DIRECTIONS: Using the data below, copy every line that contains the word "with".

━━━ RECORDED INFORMATION ━━━

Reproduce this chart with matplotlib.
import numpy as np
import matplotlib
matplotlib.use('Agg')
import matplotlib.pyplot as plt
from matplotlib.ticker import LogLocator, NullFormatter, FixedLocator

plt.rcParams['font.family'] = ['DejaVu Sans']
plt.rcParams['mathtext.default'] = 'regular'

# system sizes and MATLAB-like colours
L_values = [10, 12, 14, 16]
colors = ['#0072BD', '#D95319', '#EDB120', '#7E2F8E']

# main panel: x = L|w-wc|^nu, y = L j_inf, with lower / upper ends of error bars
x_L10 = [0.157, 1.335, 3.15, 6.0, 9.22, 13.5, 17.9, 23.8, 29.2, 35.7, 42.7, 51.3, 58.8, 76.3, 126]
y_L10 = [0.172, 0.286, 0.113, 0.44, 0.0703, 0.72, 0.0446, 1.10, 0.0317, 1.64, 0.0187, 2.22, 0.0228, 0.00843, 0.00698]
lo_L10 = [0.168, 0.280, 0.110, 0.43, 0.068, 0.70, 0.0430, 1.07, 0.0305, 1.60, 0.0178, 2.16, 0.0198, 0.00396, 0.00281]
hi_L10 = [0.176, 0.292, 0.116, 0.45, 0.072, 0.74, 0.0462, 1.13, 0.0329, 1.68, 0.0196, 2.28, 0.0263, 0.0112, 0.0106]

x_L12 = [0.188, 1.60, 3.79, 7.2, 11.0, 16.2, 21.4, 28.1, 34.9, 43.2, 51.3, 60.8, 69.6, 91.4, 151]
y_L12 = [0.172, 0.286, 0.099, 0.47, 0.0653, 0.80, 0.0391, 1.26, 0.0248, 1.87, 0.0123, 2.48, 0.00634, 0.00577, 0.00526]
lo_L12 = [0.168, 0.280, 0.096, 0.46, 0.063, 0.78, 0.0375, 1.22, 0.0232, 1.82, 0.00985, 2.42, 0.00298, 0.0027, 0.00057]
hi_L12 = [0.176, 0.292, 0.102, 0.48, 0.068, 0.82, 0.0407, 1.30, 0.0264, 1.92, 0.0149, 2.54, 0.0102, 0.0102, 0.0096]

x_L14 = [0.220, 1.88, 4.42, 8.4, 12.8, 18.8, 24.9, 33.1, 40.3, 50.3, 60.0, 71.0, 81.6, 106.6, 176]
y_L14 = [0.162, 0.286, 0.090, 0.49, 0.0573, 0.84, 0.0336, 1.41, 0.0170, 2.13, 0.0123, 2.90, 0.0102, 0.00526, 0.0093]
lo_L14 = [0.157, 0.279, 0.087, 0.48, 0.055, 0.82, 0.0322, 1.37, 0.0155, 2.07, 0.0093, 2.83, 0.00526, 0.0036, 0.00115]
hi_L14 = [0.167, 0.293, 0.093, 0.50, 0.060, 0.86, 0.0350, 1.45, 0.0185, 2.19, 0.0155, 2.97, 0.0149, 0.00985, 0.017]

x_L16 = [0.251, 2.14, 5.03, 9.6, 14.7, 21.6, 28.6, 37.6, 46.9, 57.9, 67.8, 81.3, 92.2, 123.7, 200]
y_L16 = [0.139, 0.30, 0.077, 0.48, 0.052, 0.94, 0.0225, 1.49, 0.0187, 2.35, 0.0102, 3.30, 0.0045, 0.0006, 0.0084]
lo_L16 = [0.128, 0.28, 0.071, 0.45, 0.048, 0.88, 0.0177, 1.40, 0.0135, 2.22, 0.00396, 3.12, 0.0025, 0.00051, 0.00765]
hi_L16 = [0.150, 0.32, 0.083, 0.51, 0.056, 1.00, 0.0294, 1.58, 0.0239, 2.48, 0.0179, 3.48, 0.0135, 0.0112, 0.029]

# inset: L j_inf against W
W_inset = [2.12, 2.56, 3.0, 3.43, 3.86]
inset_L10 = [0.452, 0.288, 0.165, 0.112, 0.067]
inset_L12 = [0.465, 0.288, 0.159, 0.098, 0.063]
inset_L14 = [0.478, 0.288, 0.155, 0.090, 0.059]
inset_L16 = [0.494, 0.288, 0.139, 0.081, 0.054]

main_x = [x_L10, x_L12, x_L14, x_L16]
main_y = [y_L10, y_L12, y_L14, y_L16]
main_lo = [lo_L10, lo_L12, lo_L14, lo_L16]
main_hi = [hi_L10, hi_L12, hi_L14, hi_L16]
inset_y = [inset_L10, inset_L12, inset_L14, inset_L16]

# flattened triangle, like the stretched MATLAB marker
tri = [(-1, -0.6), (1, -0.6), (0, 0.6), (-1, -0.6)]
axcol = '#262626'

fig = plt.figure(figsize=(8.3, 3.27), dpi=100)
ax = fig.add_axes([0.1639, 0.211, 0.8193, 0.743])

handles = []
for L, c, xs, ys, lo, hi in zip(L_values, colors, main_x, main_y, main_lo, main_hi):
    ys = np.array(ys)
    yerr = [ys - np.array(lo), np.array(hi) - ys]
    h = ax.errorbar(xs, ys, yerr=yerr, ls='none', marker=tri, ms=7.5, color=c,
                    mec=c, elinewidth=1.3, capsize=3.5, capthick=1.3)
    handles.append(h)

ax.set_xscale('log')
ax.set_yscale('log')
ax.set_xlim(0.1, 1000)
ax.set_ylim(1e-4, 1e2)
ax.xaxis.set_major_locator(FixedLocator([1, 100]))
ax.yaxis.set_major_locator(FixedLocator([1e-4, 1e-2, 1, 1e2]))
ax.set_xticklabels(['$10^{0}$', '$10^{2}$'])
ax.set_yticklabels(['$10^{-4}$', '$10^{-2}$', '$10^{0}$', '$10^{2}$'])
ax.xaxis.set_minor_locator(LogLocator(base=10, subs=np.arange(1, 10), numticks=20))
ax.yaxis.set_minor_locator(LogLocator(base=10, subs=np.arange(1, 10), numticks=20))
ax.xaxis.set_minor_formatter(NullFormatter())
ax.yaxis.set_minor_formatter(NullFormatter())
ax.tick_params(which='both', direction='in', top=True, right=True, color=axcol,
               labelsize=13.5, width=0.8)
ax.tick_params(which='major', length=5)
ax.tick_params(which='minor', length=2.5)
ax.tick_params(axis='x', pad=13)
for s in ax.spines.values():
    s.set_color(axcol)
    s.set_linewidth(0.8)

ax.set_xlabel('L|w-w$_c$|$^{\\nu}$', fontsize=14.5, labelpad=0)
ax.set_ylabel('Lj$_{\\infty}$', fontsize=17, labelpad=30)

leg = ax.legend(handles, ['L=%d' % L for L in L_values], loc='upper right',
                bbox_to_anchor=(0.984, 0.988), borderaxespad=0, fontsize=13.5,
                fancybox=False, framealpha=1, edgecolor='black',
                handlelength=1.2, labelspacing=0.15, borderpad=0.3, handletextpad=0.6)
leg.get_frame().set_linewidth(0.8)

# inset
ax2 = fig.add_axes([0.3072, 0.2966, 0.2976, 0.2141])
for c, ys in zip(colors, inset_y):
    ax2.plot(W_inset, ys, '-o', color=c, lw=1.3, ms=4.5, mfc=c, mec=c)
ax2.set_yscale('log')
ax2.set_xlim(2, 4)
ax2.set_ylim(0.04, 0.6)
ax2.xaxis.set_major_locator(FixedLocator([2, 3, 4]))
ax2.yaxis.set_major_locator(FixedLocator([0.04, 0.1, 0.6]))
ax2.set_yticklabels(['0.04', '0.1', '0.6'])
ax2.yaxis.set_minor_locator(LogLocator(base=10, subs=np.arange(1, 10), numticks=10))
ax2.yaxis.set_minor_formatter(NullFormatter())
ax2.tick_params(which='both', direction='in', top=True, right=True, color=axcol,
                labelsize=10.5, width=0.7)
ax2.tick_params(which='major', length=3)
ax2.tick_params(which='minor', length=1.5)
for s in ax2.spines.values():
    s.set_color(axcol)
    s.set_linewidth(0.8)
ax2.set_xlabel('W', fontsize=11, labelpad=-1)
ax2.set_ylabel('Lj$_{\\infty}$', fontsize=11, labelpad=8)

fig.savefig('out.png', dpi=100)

━━━

RESULT FOR THIS TASK:
Reproduce this chart with matplotlib.
# main panel: x = L|w-wc|^nu, y = L j_inf, with lower / upper ends of error bars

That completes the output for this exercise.